The Patient Protection and Affordable Care Act will bring millions of newly insured citizens into the health care system. In order to meet the country’s needs, leaders are calling for high value, evidence-based solutions. Let’s start with the health condition that affects 100% of all Americans...childbirth! How can we provide high quality, high value maternity care for all women and families? The answers are in the evidence: midwifery care improves maternal and newborn outcomes and patient satisfaction, reduces health disparities, and saves money and resources.
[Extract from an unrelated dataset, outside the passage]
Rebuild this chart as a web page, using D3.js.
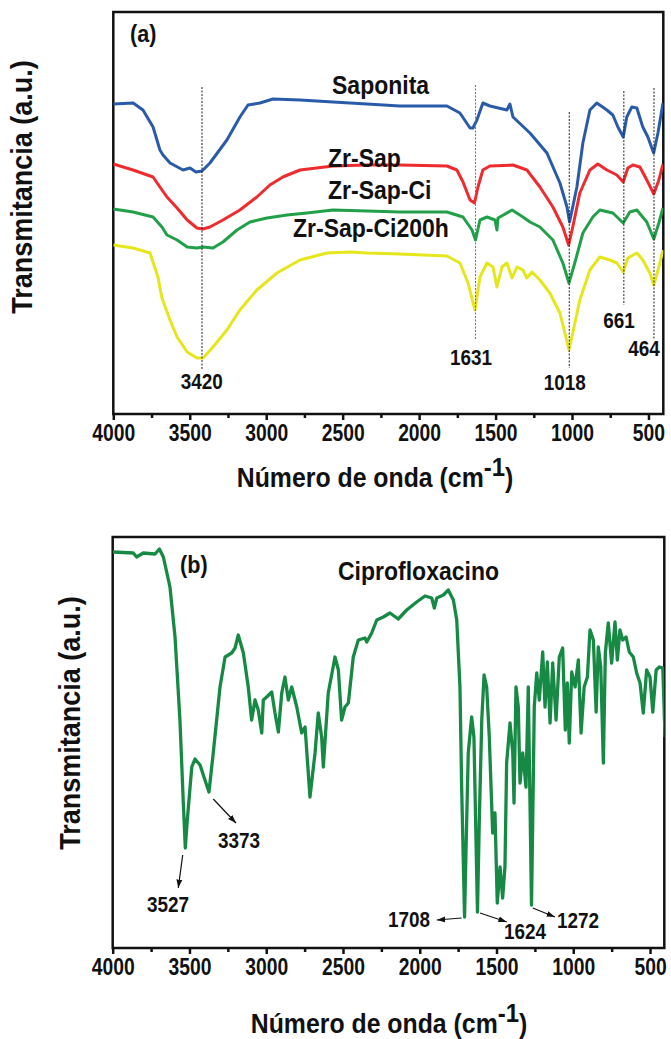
<!DOCTYPE html>
<html>
<head>
<meta charset="utf-8">
<script src="https://cdn.jsdelivr.net/npm/d3@7"></script>
<style>
  body { margin: 0; background: #fff; }
  text { font-family: "Liberation Sans", Arial, sans-serif; font-weight: bold; fill: #111; }
</style>
</head>
<body>
<svg id="chart" width="671" height="1039"></svg>
<script>
// wavenumber (cm-1), transmittance (a.u., offset per curve)
const saponita = [[4000,310],[3870,311],[3806,304],[3740,287],[3695,264],[3675,259],[3629,251],[3544,244],[3498,246],[3460,242],[3420,243],[3400,246],[3368,251],[3257,274],[3172,297],[3119,309],[3041,311],[2956,315],[2779,314],[2563,312],[2341,310],[2126,308],[1818,308],[1733,301],[1667,286],[1648,286],[1622,294],[1583,311],[1537,308],[1426,304],[1406,310],[1386,297],[1275,281],[1164,261],[1079,231],[1033,207],[1016,192],[968,227],[929,271],[883,304],[838,311],[772,304],[733,299],[700,287],[665,277],[642,297],[609,307],[576,306],[537,287],[504,277],[466,261],[438,281],[405,311]];
const zrSap = [[4000,250],[3871,244],[3740,237],[3695,227],[3649,217],[3583,206],[3517,194],[3453,186],[3413,185],[3368,187],[3283,194],[3172,204],[3061,217],[2976,229],[2891,237],[2779,244],[2563,248],[2341,249],[2126,249],[1818,248],[1753,244],[1713,232],[1667,214],[1638,211],[1615,227],[1583,244],[1537,248],[1386,249],[1295,244],[1210,227],[1125,207],[1060,187],[1022,169],[995,187],[949,221],[883,244],[831,250],[772,244],[707,239],[665,232],[635,246],[602,249],[556,247],[511,234],[465,220],[432,234],[405,250]];
const zrSapCi = [[4000,205],[3871,202],[3740,197],[3682,187],[3649,179],[3583,174],[3517,167],[3453,166],[3413,167],[3348,166],[3283,172],[3191,184],[3106,192],[2995,196],[2864,199],[2734,201],[2563,204],[2341,203],[2126,202],[1818,202],[1713,197],[1654,184],[1631,174],[1602,194],[1556,197],[1504,194],[1491,184],[1484,196],[1392,204],[1321,197],[1275,192],[1210,187],[1125,174],[1060,151],[1020,131],[982,151],[929,181],[864,197],[818,204],[733,201],[665,191],[622,202],[576,204],[511,192],[465,175],[432,191],[405,206]];
const zrSapCi200h = [[4000,169],[3871,166],[3760,161],[3708,137],[3682,116],[3629,94],[3583,77],[3517,62],[3453,56],[3413,56],[3348,67],[3257,84],[3172,104],[3061,124],[2930,141],[2779,154],[2603,161],[2452,162],[2341,161],[2126,160],[1818,158],[1733,151],[1680,131],[1635,104],[1602,137],[1556,151],[1517,147],[1491,127],[1458,147],[1426,151],[1392,136],[1360,147],[1321,144],[1295,136],[1262,142],[1210,134],[1145,121],[1079,101],[1040,77],[1020,64],[995,81],[949,114],[883,144],[818,157],[753,154],[707,151],[665,142],[635,156],[576,161],[537,154],[491,141],[465,129],[432,147],[405,164]];
const cipro = [[4000,396],[3866,395],[3844,391],[3801,395],[3724,394],[3696,399],[3670,391],[3627,361],[3594,311],[3562,228],[3540,145],[3527,100],[3514,128],[3485,181],[3464,189],[3431,183],[3399,168],[3373,156],[3345,195],[3301,261],[3268,291],[3225,295],[3203,300],[3182,313],[3149,295],[3117,261],[3095,228],[3073,248],[3052,238],[3029,215],[3019,248],[2997,251],[2964,256],[2943,235],[2921,216],[2899,255],[2878,271],[2856,248],[2834,261],[2801,241],[2769,215],[2747,221],[2715,151],[2682,195],[2661,235],[2639,211],[2628,181],[2596,255],[2552,291],[2530,278],[2509,228],[2487,241],[2465,245],[2433,291],[2400,308],[2357,310],[2345,306],[2313,315],[2280,328],[2237,331],[2194,335],[2140,329],[2085,338],[2020,346],[1966,352],[1922,350],[1905,340],[1889,350],[1846,353],[1814,358],[1781,348],[1759,328],[1738,261],[1727,161],[1708,31],[1699,95],[1684,195],[1662,231],[1647,211],[1624,36],[1612,128],[1596,228],[1581,273],[1564,261],[1547,211],[1525,115],[1510,135],[1495,45],[1477,81],[1460,50],[1445,81],[1434,185],[1412,225],[1394,195],[1386,145],[1373,261],[1358,241],[1347,165],[1329,195],[1308,161],[1293,261],[1272,43],[1264,128],[1254,241],[1238,275],[1221,248],[1199,296],[1184,241],[1169,286],[1151,225],[1134,285],[1112,228],[1091,291],[1069,300],[1052,218],[1039,265],[1026,205],[1010,276],[988,261],[967,288],[949,215],[929,261],[908,271],[891,318],[869,308],[851,236],[837,301],[821,281],[804,185],[791,295],[772,325],[750,285],[728,326],[713,288],[696,318],[678,308],[656,311],[635,296],[609,291],[587,275],[565,265],[544,235],[522,278],[500,271],[482,236],[460,278],[439,281],[417,280],[402,211]];

const majorTicks = [4000, 3500, 3000, 2500, 2000, 1500, 1000, 500];
const minorTicks = [3750, 3250, 2750, 2250, 1750, 1250, 750];

const seriesA = ['Saponita', 'Zr-Sap', 'Zr-Sap-Ci', 'Zr-Sap-Ci200h'];
const peaksA = [3420, 1631, 1018, 661, 464];
const peaksB = [3527, 3373, 1708, 1624, 1272];

const svg = d3.select('#chart');
const FONT = '"Liberation Sans", Arial, sans-serif';

const defs = svg.append('defs');
defs.append('marker')
    .attr('id', 'arr')
    .attr('viewBox', '0 0 10 10')
    .attr('refX', 10).attr('refY', 5)
    .attr('markerWidth', 7).attr('markerHeight', 7)
    .attr('orient', 'auto')
    .append('path').attr('d', 'M0,1.5L10,5L0,8.5Z').attr('fill', '#111');

// condensed bold text, like the narrow font of the original
function txt(g, x, y, s, size, anchor, sx) {
    return g.append('text')
        .attr('transform', `translate(${x},${y}) scale(${sx || 0.9},1)`)
        .attr('text-anchor', anchor || 'start')
        .attr('font-size', size)
        .text(s);
}

function panel(p) {
    const x = d3.scaleLinear().domain(p.xDomain).range([p.left, p.right]);
    const y = d3.scaleLinear().domain([0, p.bottom - p.top]).range([p.bottom, p.top]);
    const g = svg.append('g');

    defs.append('clipPath').attr('id', p.id)
        .append('rect')
        .attr('x', p.left).attr('y', p.top)
        .attr('width', p.right - p.left).attr('height', p.bottom - p.top);

    g.append('g').attr('transform', `translate(0,${p.bottom})`)
        .call(d3.axisBottom(x).tickValues(minorTicks).tickSize(4).tickFormat(''))
        .call(a => a.select('.domain').remove())
        .call(a => a.selectAll('line').attr('stroke', '#111').attr('stroke-width', 2.5));

    g.append('g').attr('transform', `translate(0,${p.bottom})`)
        .call(d3.axisBottom(x).tickValues(majorTicks).tickSize(6).tickPadding(5).tickFormat(d3.format('d')))
        .call(a => a.select('.domain').remove())
        .call(a => a.selectAll('line').attr('stroke', '#111').attr('stroke-width', 2.5))
        .call(a => a.selectAll('text')
            .attr('font-size', 23).attr('font-weight', 'bold').attr('font-family', FONT)
            .attr('fill', '#111').attr('transform', 'scale(0.84,1)'));

    g.append('rect')
        .attr('x', p.left).attr('y', p.top)
        .attr('width', p.right - p.left).attr('height', p.bottom - p.top)
        .attr('fill', 'none').attr('stroke', '#111').attr('stroke-width', 2.5);

    // x title with superscript
    const t = g.append('text')
        .attr('transform', `translate(${p.titleX},${p.titleY}) scale(0.92,1)`)
        .attr('text-anchor', 'middle').attr('font-size', 27);
    t.append('tspan').text('Número de onda (cm');
    t.append('tspan').attr('dy', -11).attr('font-size', 26).text('-1');
    t.append('tspan').attr('dy', 11).text(')');

    // y title
    g.append('text')
        .attr('transform', `translate(${p.yTitleX},${p.yTitleY}) rotate(-90) scale(0.93,1)`)
        .attr('text-anchor', 'middle').attr('font-size', 29)
        .text('Transmitancia (a.u.)');

    return { x, y, g };
}

const line = (x, y) => d3.line().x(d => x(d[0])).y(d => y(d[1]));

// ---------- panel (a)
const A = panel({ id: 'clipA', left: 113.3, right: 663.3, top: 12, bottom: 414, xDomain: [4000, 403],
    titleX: 375, titleY: 487, yTitleX: 32, yTitleY: 187 });

const curvesA = [saponita, zrSap, zrSapCi, zrSapCi200h];
const colorsA = ['#2a5ba9', '#ee2b2f', '#22a049', '#e6e61c'];

A.g.append('g').attr('clip-path', 'url(#clipA)')
    .selectAll('path')
    .data(curvesA)
    .join('path')
    .attr('d', line(A.x, A.y))
    .attr('fill', 'none')
    .attr('stroke', (d, i) => colorsA[i])
    .attr('stroke-width', 3)
    .attr('stroke-linejoin', 'round');

// dotted guide lines: [top, bottom] in a.u., label position
const guideA = [
    { top: 327, bottom: 44, lx: 3422, ly: 25, color: '#222' },
    { top: 329, bottom: 74, lx: 1661, ly: 49, color: '#b23cc0' },
    { top: 302, bottom: 46, lx: 1047, ly: 24, color: '#222' },
    { top: 323, bottom: 109, lx: 693, ly: 86, color: '#222' },
    { top: 326, bottom: 74, lx: 529, ly: 58, color: '#222' }
];
peaksA.forEach((pk, i) => {
    const gd = guideA[i];
    A.g.append('line')
        .attr('x1', A.x(pk)).attr('x2', A.x(pk))
        .attr('y1', A.y(gd.top)).attr('y2', A.y(gd.bottom))
        .attr('stroke', gd.color).attr('stroke-width', 1)
        .attr('stroke-dasharray', '2,1.5');
    txt(A.g, A.x(gd.lx), A.y(gd.ly), String(pk), 22, 'middle', 0.86);
});

const labelPosA = [[332, 94], [328, 166.5], [328, 198.5], [293, 236.5]];
seriesA.forEach((s, i) => txt(A.g, labelPosA[i][0], labelPosA[i][1], s, 25, 'start', 0.92));
txt(A.g, 130, 42, '(a)', 24, 'start', 0.9);

// ---------- panel (b)
const B = panel({ id: 'clipB', left: 112.7, right: 664.3, top: 537, bottom: 948, xDomain: [4000, 407],
    titleX: 389, titleY: 1033, yTitleX: 80, yTitleY: 723 });

B.g.append('path')
    .datum(cipro)
    .attr('clip-path', 'url(#clipB)')
    .attr('d', line(B.x, B.y))
    .attr('fill', 'none')
    .attr('stroke', '#168a44')
    .attr('stroke-width', 3.3)
    .attr('stroke-linejoin', 'round');

// arrows: from / to / label position, in data units
const arrowB = [
    { from: [3544, 93], to: [3573, 60], label: [3640, 36] },
    { from: [3345, 149], to: [3197, 125], label: [3177, 100] },
    { from: [1727, 30], to: [1889, 28], label: [2070, 21] },
    { from: [1607, 35], to: [1433, 26], label: [1315, 9] },
    { from: [1264, 40], to: [1119, 31], label: [969, 20] }
];
peaksB.forEach((pk, i) => {
    const a = arrowB[i];
    B.g.append('line')
        .attr('x1', B.x(a.from[0])).attr('y1', B.y(a.from[1]))
        .attr('x2', B.x(a.to[0])).attr('y2', B.y(a.to[1]))
        .attr('stroke', '#111').attr('stroke-width', 1.2)
        .attr('marker-end', 'url(#arr)');
    txt(B.g, B.x(a.label[0]), B.y(a.label[1]), String(pk), 22, 'middle', 0.86);
});

txt(B.g, 338, 580, 'Ciprofloxacino', 25, 'start', 0.92);
txt(B.g, 180, 573, '(b)', 24, 'start', 0.9);
</script>
</body>
</html>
The U.S. grossly outspends every other nation per capita on health care, yet our maternal and newborn outcomes lag far behind those of other developed nations. Childbirth is the number one reason for hospitalization, and its related hospital charges surpass those of any other health condition. Resource-intensive interventions like labor induction, epidural analgesia and cesarean section are overused, often without indication or consideration of alternatives, resulting in increased risk of maternal and newborn harm.

Cesarean section is the single most common operating room procedure in the U.S., and the rate is steadily climbing. Incredibly, in 2007, nearly one-third of American women delivered their babies by cesarean section. Maternal mortality has risen dramatically, and glaring racial disparities in maternal and neonatal outcomes persist.

How can we reverse these disturbing trends? Ensure that all women have access to maternity care providers and practices that support the normal processes of birth. Labor support, freedom of movement, intermittent monitoring, alternative birth settings, vaginal birth after cesarean...all have been identified as evidence-based practices that are underused.

Midwives truly are the experts in supporting healthy vaginal birth in all settings. Midwives caring for low-risk women improve infant mortality rates in both hospitals and birth centers when compared with physicians caring for equally low-risk women. Midwife-led models of group prenatal care reduce preterm and low birthweight rates and improve patient satisfaction. Birth centers provide improved outcomes for even the most at-risk women, reducing preterm birth, low birthweight and cesarean section rates, and reducing costs to our health care system. Skilled midwifery care is the gold standard among nations with the best maternal and neonatal outcomes, and has been identified as essential to reducing maternal mortality worldwide.

It’s time to bring that message back home. The time is now to promote and support midwifery in America—and to follow the evidence.